→ Entries supplied:
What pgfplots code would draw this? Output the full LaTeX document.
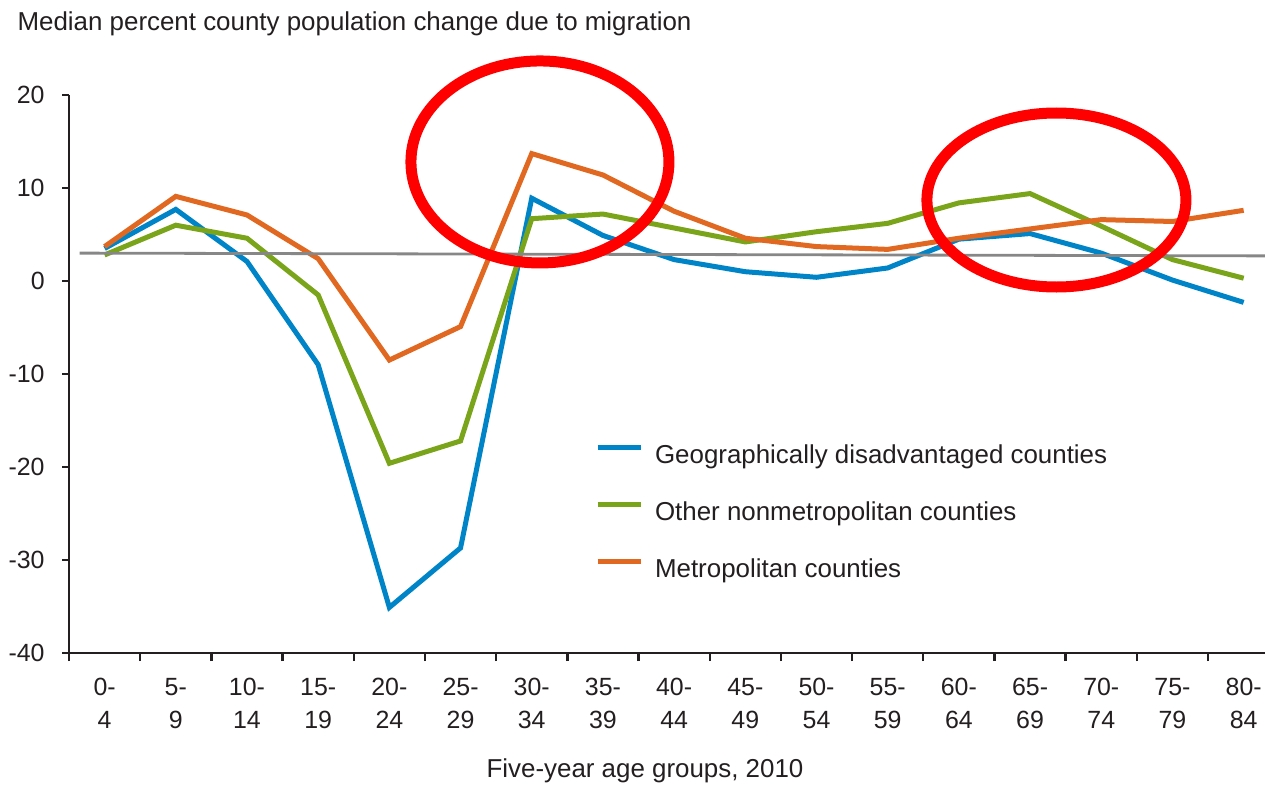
\documentclass[border=0pt]{standalone}
\usepackage{pgfplots}
\pgfplotsset{compat=1.18}
\usepackage{fontspec}
\setmainfont{Liberation Sans}
\usetikzlibrary{calc}
\definecolor{cblue}{RGB}{0,132,200}
\definecolor{cgreen}{RGB}{122,164,26}
\definecolor{corange}{RGB}{224,104,32}
\definecolor{cgray}{RGB}{135,135,135}
\definecolor{ctext}{RGB}{35,31,32}
\pgfplotstableread{
x blue green orange
0 3.5 2.8 3.7
1 7.7 6.0 9.1
2 2.1 4.6 7.1
3 -9.0 -1.5 2.4
4 -35.1 -19.6 -8.5
5 -28.7 -17.2 -4.9
6 8.9 6.7 13.7
7 4.9 7.2 11.4
8 2.3 5.7 7.5
9 1.0 4.2 4.6
10 0.4 5.3 3.7
11 1.4 6.2 3.4
12 4.5 8.4 4.6
13 5.1 9.4 5.6
14 3.0 5.9 6.6
15 0.1 2.3 6.4
16 -2.3 0.3 7.6
}\datatable
\begin{document}
\begin{tikzpicture}
\begin{axis}[
  scale only axis,
  width=598bp, height=279bp,
  xmin=-0.5, xmax=16.3,
  ymin=-40, ymax=20,
  clip=false,
  axis x line*=bottom, axis y line*=left,
  axis line style={line width=1.2bp, color=ctext},
  tick style={line width=1.2bp, color=ctext},
  tick align=outside,
  xtick={0,...,16},
  xticklabels={{0-\\4},{5-\\9},{10-\\14},{15-\\19},{20-\\24},{25-\\29},{30-\\34},{35-\\39},{40-\\44},{45-\\49},{50-\\54},{55-\\59},{60-\\64},{65-\\69},{70-\\74},{75-\\79},{80-\\84}},
  minor xtick={-0.5,0.5,...,15.5},
  major x tick style={draw=none},
  minor tick length=4bp,
  major tick length=3.5bp,
  ytick={-40,-30,-20,-10,0,10,20},
  yticklabels={-40,-30,-20,-10,0,10,20},
  ticklabel style={font=\fontsize{12.5}{16.5}\selectfont, text=ctext, inner sep=0pt},
  xticklabel style={align=center, anchor=north, yshift=-9bp},
  yticklabel style={anchor=east, xshift=-8.5bp},
  legend cell align=left,
  legend image code/.code={\draw[#1, line width=2.5bp] (0bp,4.5bp) -- (21.5bp,4.5bp);},
  legend style={at={(rel axis cs:0.4395,0.3746)}, anchor=north west, draw=none, fill=none,
    inner sep=0pt, row sep=16bp, column sep=6bp,
    font=\fontsize{13}{15.6}\selectfont, text=ctext,
    nodes={inner sep=0pt, text height=9.5bp, text depth=3bp}},
]
\coordinate (SW) at (rel axis cs:0,0);
\coordinate (NW) at (rel axis cs:0,1);
\coordinate (NE) at (rel axis cs:1,1);
\addplot[cblue, line width=2.5bp] table[x=x, y=blue] {\datatable};
\addlegendentry{Geographically disadvantaged counties}
\addplot[cgreen, line width=2.5bp] table[x=x, y=green] {\datatable};
\addlegendentry{Other nonmetropolitan counties}
\addplot[corange, line width=2.5bp] table[x=x, y=orange] {\datatable};
\addlegendentry{Metropolitan counties}
\addplot[cgray, line width=1.4bp, forget plot] coordinates {(-0.35,3.0) (16.3,2.7)};
\draw[red, line width=5.5bp] (axis cs:6.115,12.8) ellipse [x radius=64.5bp, y radius=50.5bp];
\draw[red, line width=5.5bp] (axis cs:13.37,8.71) ellipse [x radius=64.75bp, y radius=43.5bp];
\end{axis}
\node[anchor=base west, inner sep=0pt, font=\fontsize{13}{15.6}\selectfont, text=ctext] at ($(NW)+(-25.9bp,32.5bp)$) {Median percent county population change due to migration};
\node[anchor=base, inner sep=0pt, font=\fontsize{13}{15.6}\selectfont, text=ctext] at ($(SW)+(288bp,-62bp)$) {Five-year age groups, 2010};
\pgfresetboundingbox
\path ($(SW)+(-34.5bp,-66bp)$) rectangle ($(NE)+(0bp,47.5bp)$);
\end{tikzpicture}
\end{document}
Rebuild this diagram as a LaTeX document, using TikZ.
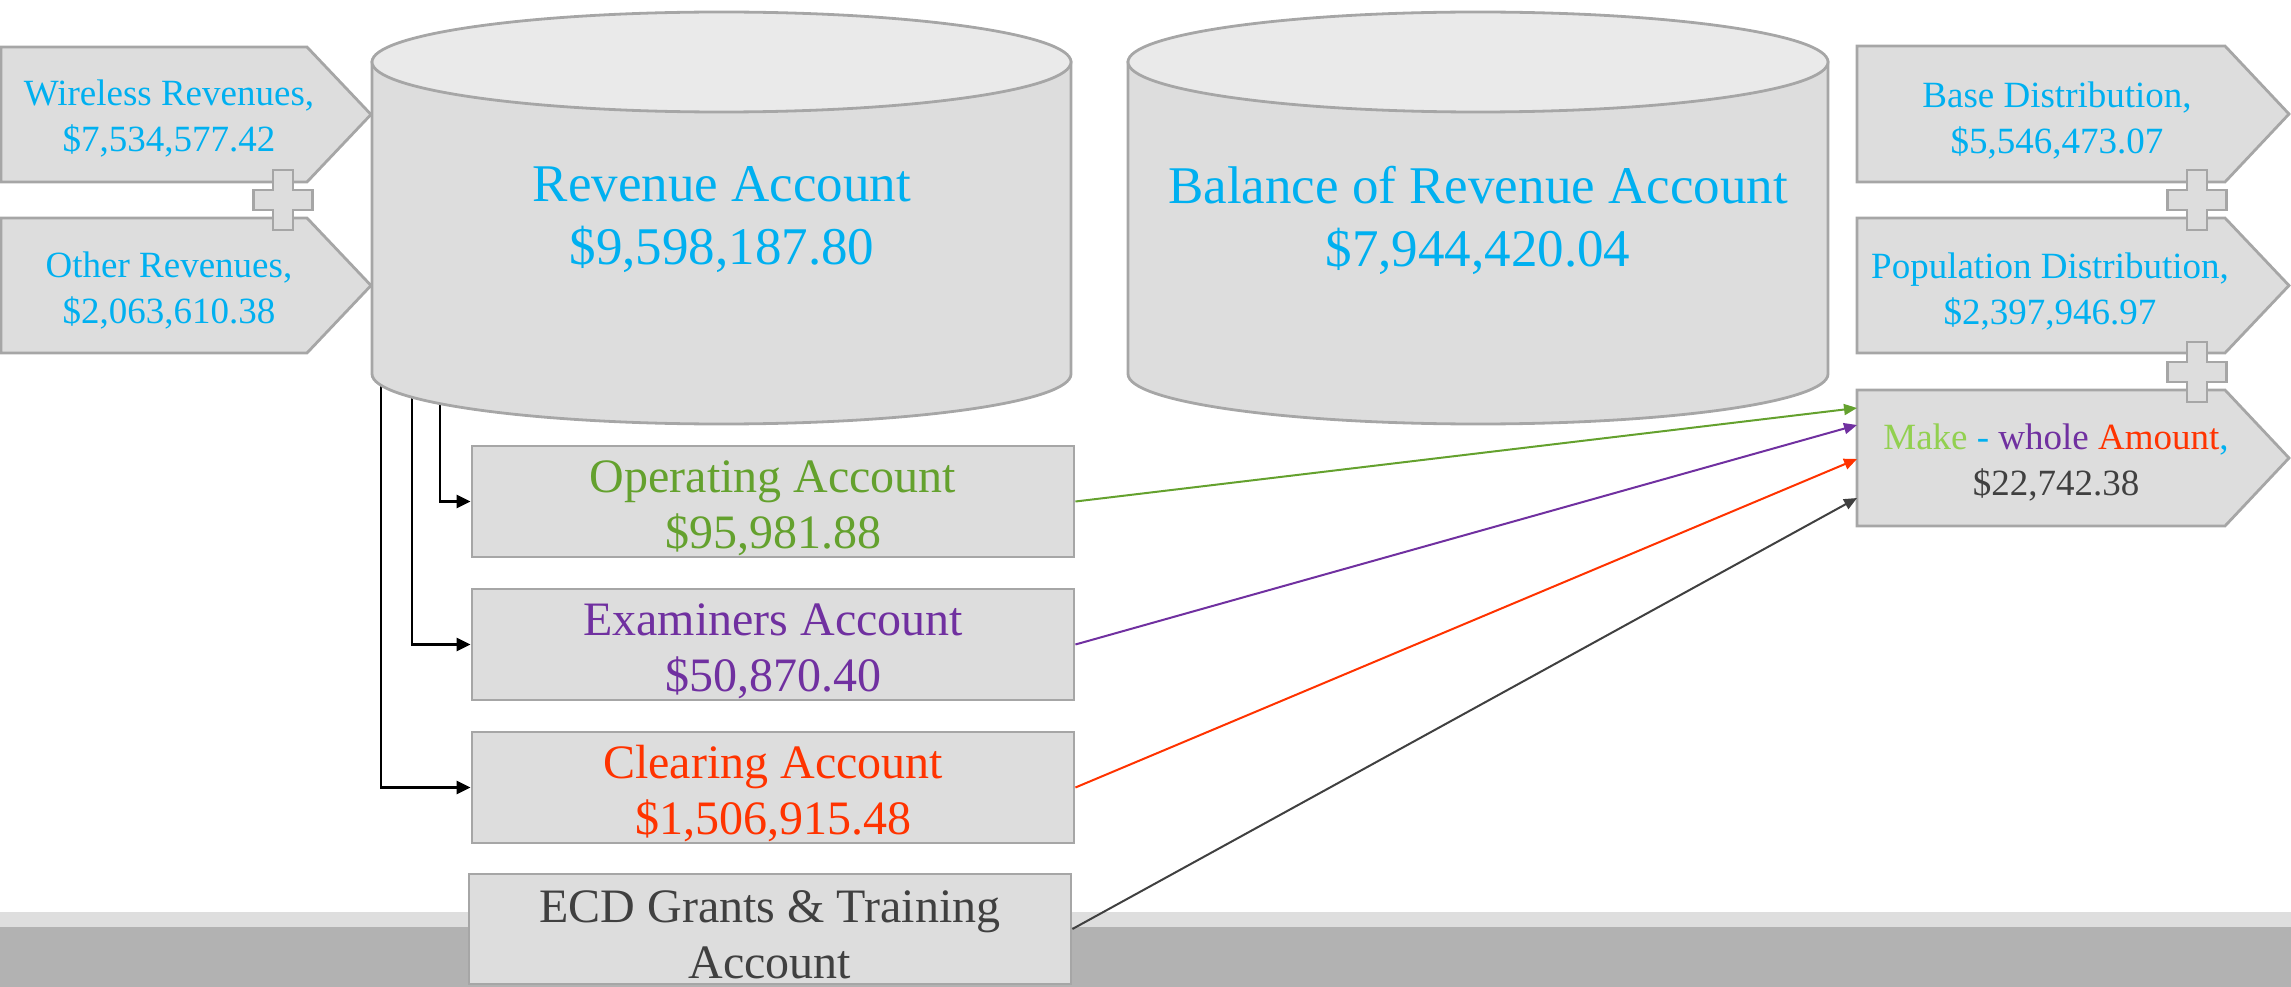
\documentclass[tikz,border=0pt]{standalone}
\usepackage{fontspec}
\setmainfont{Liberation Serif}
\usetikzlibrary{arrows.meta,calc}
\definecolor{cyanT}{HTML}{00B0F0}
\definecolor{greenOp}{HTML}{64A12E}
\definecolor{greenL}{HTML}{92D050}
\definecolor{purpleT}{HTML}{7030A0}
\definecolor{redT}{HTML}{FF3300}
\definecolor{darkT}{HTML}{404040}
\definecolor{boxgray}{HTML}{DDDDDD}
\definecolor{topgray}{HTML}{EAEAEA}
\definecolor{bordergray}{HTML}{A6A6A6}
\definecolor{bandlight}{HTML}{DEDEDE}
\definecolor{banddark}{HTML}{B2B2B2}
\begin{document}
\begin{tikzpicture}[x=1pt,y=-1pt,
  boxline/.style={draw=bordergray, line width=2.8pt, fill=boxgray, line join=miter},
  acct/.style={boxline, minimum width=602pt, minimum height=111pt, inner sep=0pt, align=center, font=\fontsize{48}{56}\selectfont},
  pentext/.style={align=center, font=\fontsize{37}{46}\selectfont, text=cyanT, inner sep=0pt},
  cyltext/.style={align=center, font=\fontsize{53}{63}\selectfont, text=cyanT, inner sep=0pt},
  feed/.style={line width=2.4pt, -{Triangle[length=14pt,width=13pt]}},
  flow/.style={line width=2pt, -{Triangle[length=13pt,width=11pt]}},
  plussign/.pic={\path[boxline] (-29.5,-10) -- (-10,-10) -- (-10,-30) -- (10,-30) -- (10,-10) -- (29.5,-10) -- (29.5,10) -- (10,10) -- (10,30) -- (-10,30) -- (-10,10) -- (-29.5,10) -- cycle;}
]
\useasboundingbox (0,0) rectangle (2291,987);
% bottom band
\fill[bandlight] (0,912) rectangle (2291,927);
\fill[banddark] (0,927) rectangle (2291,987);

% left pentagons
\path[boxline] (1,47) -- (307,47) -- (371,114.5) -- (307,182) -- (1,182) -- cycle;
\path[boxline] (1,218) -- (307,218) -- (371,285.5) -- (307,353) -- (1,353) -- cycle;
\node[pentext] (wir) at (169,119) {Wireless Revenues,\\\$7,534,577.42};
\node[pentext] (oth) at (169,291) {Other Revenues,\\\$2,063,610.38};
\pic at (283,200) {plussign};

% right pentagons
\path[boxline] (1857,46) -- (2225,46) -- (2289,114) -- (2225,182) -- (1857,182) -- cycle;
\path[boxline] (1857,218) -- (2225,218) -- (2289,285.5) -- (2225,353) -- (1857,353) -- cycle;
\path[boxline] (1857,390) -- (2225,390) -- (2289,458) -- (2225,526) -- (1857,526) -- cycle;
\node[pentext] (base) at (2057,121) {Base Distribution,\\\$5,546,473.07};
\node[pentext] (pop) at (2050,292) {Population Distribution,\\\$2,397,946.97};
\node[pentext] (mw) at (2056,463) {{\color{greenL}Make} - {\color{purpleT}whole} {\color{redT}Amount},\\{\color{darkT}\$22,742.38}};
\pic at (2197,200) {plussign};
\pic at (2197,372) {plussign};
\coordinate (mw1) at (1857,408);
\coordinate (mw2) at (1857,425);
\coordinate (mw3) at (1857,459);
\coordinate (mw4) at (1857,498);

% account boxes
\node[acct] (op) at (773,501.5) {};
\node[acct] (ex) at (773,644.5) {};
\node[acct] (cl) at (773,787.5) {};
\node[acct, minimum height=110pt] (ecd) at (770,929) {};
\node[acct, draw=none, fill=none, text=greenOp] (opt) at (773,508) {Operating Account\\\$95,981.88};
\node[acct, draw=none, fill=none, text=purpleT] (ext) at (773,651) {Examiners Account\\\$50,870.40};
\node[acct, draw=none, fill=none, text=redT] (clt) at (773,794) {Clearing Account\\\$1,506,915.48};
\node[acct, draw=none, fill=none, text=darkT] (ecdt) at (770,935) {ECD Grants \& Training\\Account};

% feeds from revenue account
\coordinate (rb1) at (381,384);
\coordinate (rb2) at (412,396);
\coordinate (rb3) at (440,403);
\draw[feed] (rb1) |- (cl.west);
\draw[feed] (rb2) |- (ex.west);
\draw[feed] (rb3) |- (op.west);

% flows to make-whole
\draw[flow, greenOp] (op.east) -- (mw1);
\draw[flow, purpleT] (ex.east) -- (mw2);
\draw[flow, redT] (cl.east) -- (mw3);
\draw[flow, darkT] (ecd.east) -- (mw4);

% cylinders
\path[boxline] (372,62) -- (372,374) arc[start angle=180, end angle=360, x radius=349.5pt, y radius=50pt] -- (1071,62) -- cycle;
\draw[draw=bordergray, line width=2.8pt, fill=topgray] (721.5,62) ellipse [x radius=349.5pt, y radius=50pt];
\path[boxline] (1128,62) -- (1128,374) arc[start angle=180, end angle=360, x radius=350pt, y radius=50pt] -- (1828,62) -- cycle;
\draw[draw=bordergray, line width=2.8pt, fill=topgray] (1478,62) ellipse [x radius=350pt, y radius=50pt];
\node[cyltext] (rev) at (722,220) {Revenue Account\\\$9,598,187.80};
\node[cyltext] (bal) at (1478,220) {Balance of Revenue Account\\\$7,944,420.04};
\end{tikzpicture}
\end{document}
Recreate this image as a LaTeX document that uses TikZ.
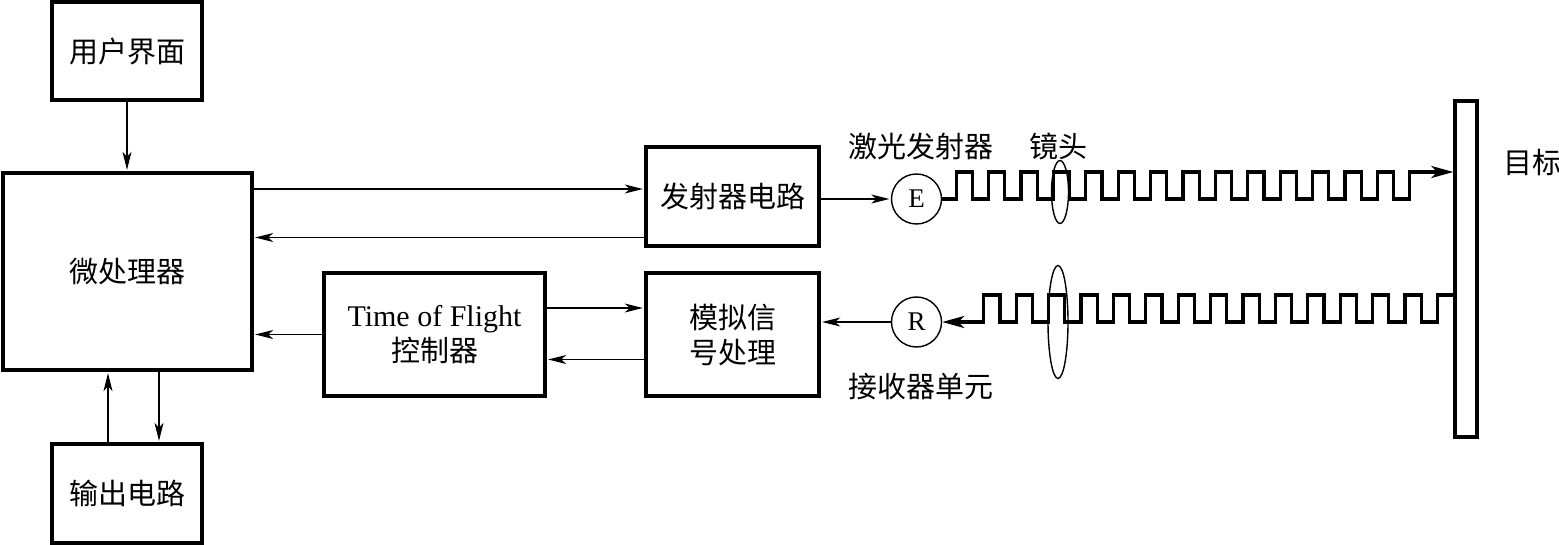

→ Aim: Which lines above contain "this"? Show each of them.

→ Response:
What pgfplots code would draw this? Output the full LaTeX document.
Rebuild this diagram as a LaTeX document, using TikZ.
Recreate this image as a LaTeX document that uses TikZ.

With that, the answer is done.